>> begin Information shown
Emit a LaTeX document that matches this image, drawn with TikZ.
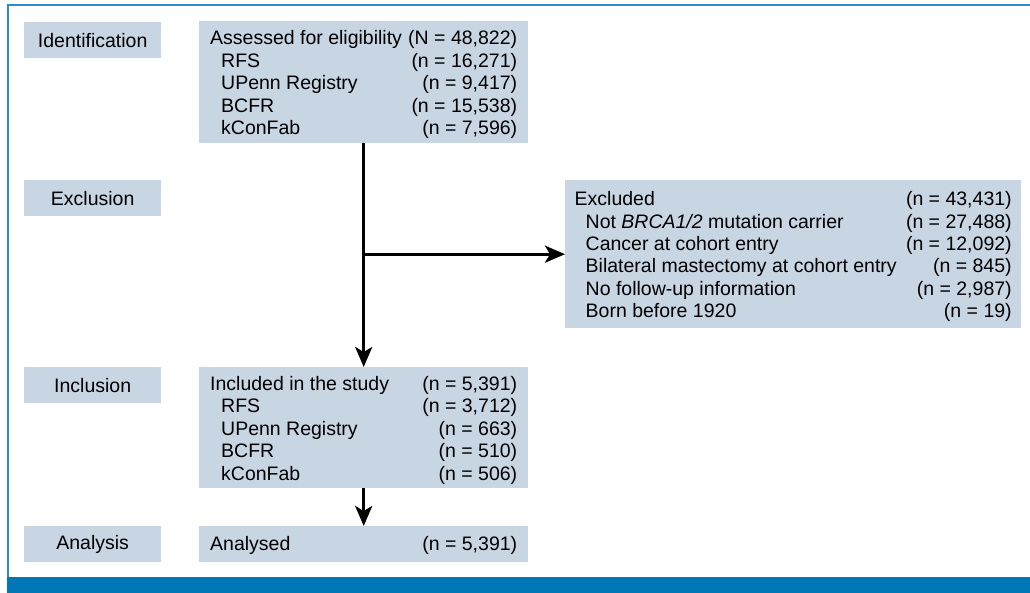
\documentclass[tikz,border=0pt]{standalone}
\usepackage{fontspec}
\setmainfont{Liberation Sans}
\usetikzlibrary{arrows.meta}
\definecolor{boxfill}{RGB}{200,213,226}
\definecolor{frameblue}{RGB}{0,119,182}
\definecolor{framelight}{RGB}{40,140,205}
\newcommand\rw[3]{\makebox[#1][l]{#2\hfill#3}}
\begin{document}
\begin{tikzpicture}[x=1pt,y=-1pt,
  every node/.style={font=\fontsize{19.5}{22.4}\selectfont},
  stage/.style={fill=boxfill, minimum width=137pt, minimum height=36pt, inner sep=0pt, anchor=north west},
  infobox/.style={fill=boxfill, inner sep=0pt, anchor=north west},
  infotext/.style={inner sep=0pt, align=left, yshift=-2.5pt},
  flow/.style={line width=3pt, -{Stealth[length=20pt,width=17pt,inset=5pt]}}]
\useasboundingbox (0,0) rectangle (1030,593);
\fill[frameblue] (7,577) rectangle (1030,593);
\draw[framelight, line width=2pt] (7.5,577) -- (7.5,5.5) -- (1030,5.5);

\node[stage] (sid) at (24,22) {Identification};
\node[stage] (sex) at (24,180) {Exclusion};
\node[stage] (sin) at (24,367) {Inclusion};
\node[stage] (san) at (24,526) {Analysis};

\node[infobox, minimum width=329pt, minimum height=122pt] (assess) at (199,21) {};
\node[infotext] (assesstxt) at (assess.center) {%
\rw{307pt}{Assessed for eligibility}{(N = 48,822)}\\
\hspace*{11pt}\rw{296pt}{RFS}{(n = 16,271)}\\
\hspace*{11pt}\rw{296pt}{UPenn Registry}{(n = 9,417)}\\
\hspace*{11pt}\rw{296pt}{BCFR}{(n = 15,538)}\\
\hspace*{11pt}\rw{296pt}{kConFab}{(n = 7,596)}};

\node[infobox, minimum width=456pt, minimum height=148pt] (excl) at (565,180) {};
\node[infotext] (excltxt) at (excl.center) {%
\rw{437pt}{Excluded}{(n = 43,431)}\\
\hspace*{11pt}\rw{426pt}{Not \textit{BRCA1/2} mutation carrier}{(n = 27,488)}\\
\hspace*{11pt}\rw{426pt}{Cancer at cohort entry}{(n = 12,092)}\\
\hspace*{11pt}\rw{426pt}{Bilateral mastectomy at cohort entry}{(n = 845)}\\
\hspace*{11pt}\rw{426pt}{No follow-up information}{(n = 2,987)}\\
\hspace*{11pt}\rw{426pt}{Born before 1920}{(n = 19)}};

\node[infobox, minimum width=329pt, minimum height=121pt] (incl) at (199,367) {};
\node[infotext] (incltxt) at (incl.center) {%
\rw{307pt}{Included in the study}{(n = 5,391)}\\
\hspace*{11pt}\rw{296pt}{RFS}{(n = 3,712)}\\
\hspace*{11pt}\rw{296pt}{UPenn Registry}{(n = 663)}\\
\hspace*{11pt}\rw{296pt}{BCFR}{(n = 510)}\\
\hspace*{11pt}\rw{296pt}{kConFab}{(n = 506)}};

\node[infobox, minimum width=329pt, minimum height=36pt] (anal) at (199,526) {};
\node[infotext, yshift=1.5pt] (analtxt) at (anal.center) {%
\rw{307pt}{Analysed}{(n = 5,391)}};

\draw[flow] (assess.south) -- (incl.north);
\coordinate (j) at (assess.south |- excl.west);
\draw[flow] (j) -- (excl.west);
\draw[flow] (incl.south) -- (anal.north);
\end{tikzpicture}
\end{document}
>> end Information shown
#### [Given problem]
Transcribe each line above verbatim, with the pictures left out.

#### [Answer to the task]
Emit a LaTeX document that matches this image, drawn with TikZ.
\documentclass[tikz,border=0pt]{standalone}
\usepackage{fontspec}
\setmainfont{Liberation Sans}
\usetikzlibrary{arrows.meta}
\definecolor{boxfill}{RGB}{200,213,226}
\definecolor{frameblue}{RGB}{0,119,182}
\definecolor{framelight}{RGB}{40,140,205}
\newcommand\rw[3]{\makebox[#1][l]{#2\hfill#3}}
\begin{document}
\begin{tikzpicture}[x=1pt,y=-1pt,
  every node/.style={font=\fontsize{19.5}{22.4}\selectfont},
  stage/.style={fill=boxfill, minimum width=137pt, minimum height=36pt, inner sep=0pt, anchor=north west},
  infobox/.style={fill=boxfill, inner sep=0pt, anchor=north west},
  infotext/.style={inner sep=0pt, align=left, yshift=-2.5pt},
  flow/.style={line width=3pt, -{Stealth[length=20pt,width=17pt,inset=5pt]}}]
\useasboundingbox (0,0) rectangle (1030,593);
\fill[frameblue] (7,577) rectangle (1030,593);
\draw[framelight, line width=2pt] (7.5,577) -- (7.5,5.5) -- (1030,5.5);

\node[stage] (sid) at (24,22) {Identification};
\node[stage] (sex) at (24,180) {Exclusion};
\node[stage] (sin) at (24,367) {Inclusion};
\node[stage] (san) at (24,526) {Analysis};

\node[infobox, minimum width=329pt, minimum height=122pt] (assess) at (199,21) {};
\node[infotext] (assesstxt) at (assess.center) {%
\rw{307pt}{Assessed for eligibility}{(N = 48,822)}\\
\hspace*{11pt}\rw{296pt}{RFS}{(n = 16,271)}\\
\hspace*{11pt}\rw{296pt}{UPenn Registry}{(n = 9,417)}\\
\hspace*{11pt}\rw{296pt}{BCFR}{(n = 15,538)}\\
\hspace*{11pt}\rw{296pt}{kConFab}{(n = 7,596)}};

\node[infobox, minimum width=456pt, minimum height=148pt] (excl) at (565,180) {};
\node[infotext] (excltxt) at (excl.center) {%
\rw{437pt}{Excluded}{(n = 43,431)}\\
\hspace*{11pt}\rw{426pt}{Not \textit{BRCA1/2} mutation carrier}{(n = 27,488)}\\
\hspace*{11pt}\rw{426pt}{Cancer at cohort entry}{(n = 12,092)}\\
\hspace*{11pt}\rw{426pt}{Bilateral mastectomy at cohort entry}{(n = 845)}\\
\hspace*{11pt}\rw{426pt}{No follow-up information}{(n = 2,987)}\\
\hspace*{11pt}\rw{426pt}{Born before 1920}{(n = 19)}};

\node[infobox, minimum width=329pt, minimum height=121pt] (incl) at (199,367) {};
\node[infotext] (incltxt) at (incl.center) {%
\rw{307pt}{Included in the study}{(n = 5,391)}\\
\hspace*{11pt}\rw{296pt}{RFS}{(n = 3,712)}\\
\hspace*{11pt}\rw{296pt}{UPenn Registry}{(n = 663)}\\
\hspace*{11pt}\rw{296pt}{BCFR}{(n = 510)}\\
\hspace*{11pt}\rw{296pt}{kConFab}{(n = 506)}};

\node[infobox, minimum width=329pt, minimum height=36pt] (anal) at (199,526) {};
\node[infotext, yshift=1.5pt] (analtxt) at (anal.center) {%
\rw{307pt}{Analysed}{(n = 5,391)}};

\draw[flow] (assess.south) -- (incl.north);
\coordinate (j) at (assess.south |- excl.west);
\draw[flow] (j) -- (excl.west);
\draw[flow] (incl.south) -- (anal.north);
\end{tikzpicture}
\end{document}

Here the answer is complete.